Can I make this ahead for the week?

Yes. Cook the filling and base, cool completely, and store separately for up to 4 days.

Reheat the filling gently and assemble when ready to eat. Add fresh herbs or a squeeze of lemon to brighten it up.

What cheese is best for a cheesesteak feel?

Provolone melts smoothly and brings that classic flavor. Mozzarella is mild and stretchy, while a little shredded pepper jack adds heat.

Use what you enjoy and what melts nicely.

How do I slice the chicken thinly without tearing it?

Partially freeze chicken for 20–30 minutes to firm it up. Use a sharp knife and slice against the grain into thin strips. This helps the chicken cook evenly and stay tender.

Can I skip the soy or Worcestershire?

You can.

The combo adds savory depth, but you can replace them with extra garlic, a pinch of miso paste, or coconut aminos.
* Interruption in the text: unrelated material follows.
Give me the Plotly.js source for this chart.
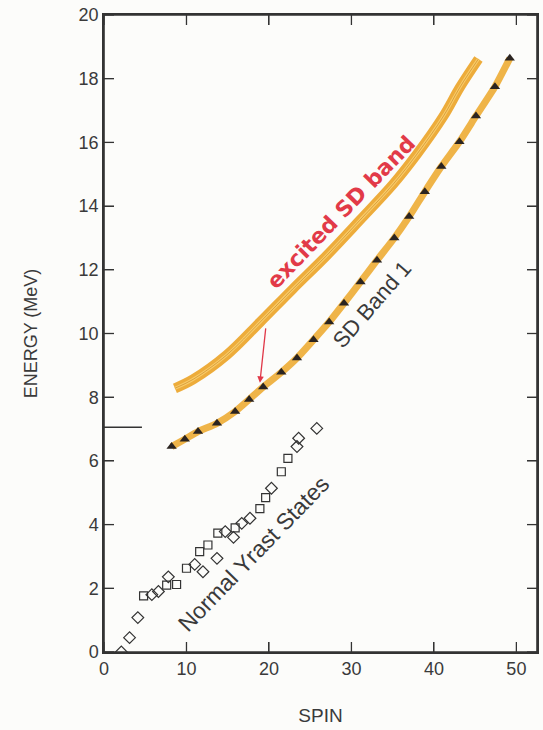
<!DOCTYPE html>
<html>
<head>
<meta charset="utf-8">
<script src="https://cdn.plot.ly/plotly-3.0.1.min.js"></script>
<style>html,body{margin:0;padding:0;background:#fcfcfa;}#chart{width:543px;height:730px;}</style>
</head>
<body>
<div id="chart"></div>
<script>
// SD Band 1 (filled triangles)
var sdSpin = [8.2, 9.8, 11.4, 13.7, 15.9, 17.6, 19.3, 21.5, 23.4, 25.4, 27.3, 29.1, 31.1, 33.1, 35.2, 37.0, 38.9, 40.9, 43.1, 45.1, 47.4, 49.2];
var sdEnergy = [6.45, 6.68, 6.92, 7.18, 7.55, 7.93, 8.32, 8.78, 9.23, 9.80, 10.36, 10.95, 11.62, 12.30, 13.00, 13.67, 14.45, 15.24, 16.02, 16.83, 17.75, 18.64];

// Excited SD band (hand-drawn highlighter stroke)
var exSpin = [8.6, 10.8, 14.9, 18.9, 22.9, 27.0, 31.0, 35.1, 38.0, 41.1, 43.2, 45.4];
var exEnergy = [8.28, 8.56, 9.33, 10.35, 11.40, 12.45, 13.55, 14.70, 15.65, 16.80, 17.75, 18.62];

// Normal yrast states: open squares
var sqSpin = [4.8, 7.6, 8.8, 10.0, 11.6, 12.6, 13.8, 15.9, 18.9, 19.6, 21.5, 22.3];
var sqEnergy = [1.76, 2.10, 2.12, 2.63, 3.15, 3.36, 3.73, 3.90, 4.50, 4.85, 5.66, 6.08];
// Normal yrast states: open diamonds
var dmSpin = [2.1, 3.1, 4.1, 5.8, 6.6, 7.8, 11.0, 12.0, 13.7, 14.7, 15.7, 16.7, 17.7, 20.3, 23.4, 23.6, 25.8];
var dmEnergy = [0.00, 0.45, 1.08, 1.80, 1.90, 2.36, 2.75, 2.52, 2.94, 3.78, 3.60, 4.04, 4.20, 5.14, 6.45, 6.71, 7.02];

// short reference level on the left
var refSpin = [0, 4.6];
var refEnergy = [7.06, 7.06];

var xTicks = [0, 10, 20, 30, 40, 50];
var yTicks = [0, 2, 4, 6, 8, 10, 12, 14, 16, 18, 20];

var xRange = [0, 52.5];
var yRange = [0, 20];

// plot geometry (for converting a 10 px tick length into axis units)
var W = 543, H = 730, M = {l: 104, r: 6, t: 15, b: 78};
var tickPx = 10;
var dxTick = tickPx * (xRange[1] - xRange[0]) / (W - M.l - M.r);
var dyTick = tickPx * (yRange[1] - yRange[0]) / (H - M.t - M.b);

// frame and inside ticks on all four sides, built from the tick arrays
var frameX = [xRange[0], xRange[1], xRange[1], xRange[0], xRange[0]];
var frameY = [yRange[0], yRange[0], yRange[1], yRange[1], yRange[0]];
var tickX = [], tickY = [];
xTicks.forEach(function (t) {
  tickX.push(t, t, null, t, t, null);
  tickY.push(yRange[0], yRange[0] + dyTick, null, yRange[1], yRange[1] - dyTick, null);
});
yTicks.forEach(function (t) {
  tickX.push(xRange[0], xRange[0] + dxTick, null, xRange[1], xRange[1] - dxTick, null);
  tickY.push(t, t, null, t, t, null);
});

var traces = [
  {x: exSpin, y: exEnergy, mode: 'lines', line: {color: 'rgba(236,168,48,0.95)', width: 10, shape: 'spline'}, hoverinfo: 'skip'},
  {x: exSpin, y: exEnergy, mode: 'lines', line: {color: 'rgba(248,206,110,0.9)', width: 3, shape: 'spline'}, hoverinfo: 'skip'},
  {x: exSpin, y: exEnergy, mode: 'lines', line: {color: 'rgba(200,130,30,0.6)', width: 1, shape: 'spline'}, hoverinfo: 'skip'},
  {x: sdSpin, y: sdEnergy, mode: 'lines', line: {color: 'rgba(238,176,62,0.95)', width: 7, shape: 'spline', smoothing: 0.6}, hoverinfo: 'skip'},
  {x: sdSpin, y: sdEnergy, mode: 'markers', marker: {symbol: 'triangle-up', size: 9, color: '#2b2420'}},
  {x: sqSpin, y: sqEnergy, mode: 'markers', marker: {symbol: 'square-open', size: 8, color: '#333', line: {width: 1.2, color: '#333'}}},
  {x: dmSpin, y: dmEnergy, mode: 'markers', marker: {symbol: 'diamond-open', size: 9, color: '#333', line: {width: 1.2, color: '#333'}}},
  {x: refSpin, y: refEnergy, mode: 'lines', line: {color: '#333', width: 1.5}, hoverinfo: 'skip'},
  {x: tickX, y: tickY, mode: 'lines', connectgaps: false, line: {color: '#333', width: 1.3}, hoverinfo: 'skip', cliponaxis: false},
  {x: frameX, y: frameY, mode: 'lines', line: {color: '#333', width: 1.6}, hoverinfo: 'skip', cliponaxis: false}
];

var fontFam = 'Liberation Sans, Arial, sans-serif';
var layout = {
  width: W, height: H,
  margin: M,
  paper_bgcolor: '#fcfcfa', plot_bgcolor: '#fcfcfa',
  showlegend: false,
  font: {family: fontFam, color: '#3a3a3a', size: 18},
  xaxis: {
    range: xRange, tickmode: 'array', tickvals: xTicks,
    ticks: 'inside', ticklen: 10, tickwidth: 1.3, tickcolor: '#333',
    showline: true, linecolor: '#333', linewidth: 1.5, mirror: 'allticks',
    showgrid: false, zeroline: false,
    tickfont: {size: 18, color: '#3a3a3a'},
    title: {text: 'SPIN', font: {size: 19, color: '#3a3a3a'}, standoff: 30}
  },
  yaxis: {
    range: yRange, tickmode: 'array', tickvals: yTicks,
    ticks: 'inside', ticklen: 10, tickwidth: 1.3, tickcolor: '#333',
    showline: true, linecolor: '#333', linewidth: 1.5, mirror: 'allticks',
    showgrid: false, zeroline: false,
    tickfont: {size: 18, color: '#3a3a3a'},
    title: {text: 'ENERGY (MeV)', font: {size: 18, color: '#3a3a3a'}, standoff: 36}
  },
  annotations: [
    {x: 32.5, y: 10.9, xref: 'x', yref: 'y', text: 'SD Band 1', showarrow: false, textangle: -49,
     font: {size: 22, color: '#3a3a3a', family: fontFam}},
    {x: 18.1, y: 3.08, xref: 'x', yref: 'y', text: 'Normal Yrast States', showarrow: false, textangle: -46,
     font: {size: 23, color: '#3a3a3a', family: fontFam}},
    {x: 28.7, y: 13.8, xref: 'x', yref: 'y', text: 'excited SD band', showarrow: false, textangle: -46,
     font: {size: 22, color: '#e23a48', family: 'DejaVu Sans, sans-serif', weight: 'bold'}},
    {x: 18.9, y: 8.45, xref: 'x', yref: 'y', ax: 6, ay: -56, text: '',
     showarrow: true, arrowhead: 2, arrowsize: 1, arrowwidth: 1.3, arrowcolor: '#e03848', standoff: 0}
  ]
};

Plotly.newPlot('chart', traces, layout, {displayModeBar: false});
</script>
</body>
</html>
Adjust salt to taste since these sauces also season the dish.

How do I keep the veggies from getting soggy?

Cook over medium-high heat and don’t overcrowd the pan. Stir occasionally but let them sear.

Pull them while they’re still slightly crisp to preserve texture.

Is this recipe kid-friendly?

Usually, yes. Use milder cheese, skip the hot sauce, and cut everything into smaller pieces. Serving it over rice often makes it an easy win for kids.

Can I use frozen peppers and onions?

Yes, but cook them in a hot pan to evaporate excess moisture.

They won’t get quite as crisp as fresh, but they’re a convenient option for busy nights.

What’s a good way to add more veggies?

Stir in spinach at the end or add zucchini, broccoli florets, or shredded carrots with the peppers. Just keep the pan hot so everything sautés instead of steams.

Final Thoughts

These Healthy Chicken Philly Cheesesteak Bowls deliver comfort food flavor with a lighter, weeknight-friendly approach. You get juicy, well-seasoned chicken, vibrant veggies, and melty cheese over a wholesome base.

It’s flexible, fast, and great for meal prep. Keep the slices thin, the heat high, and the cheese melty, and you’ll have a bowl that tastes indulgent without weighing you down.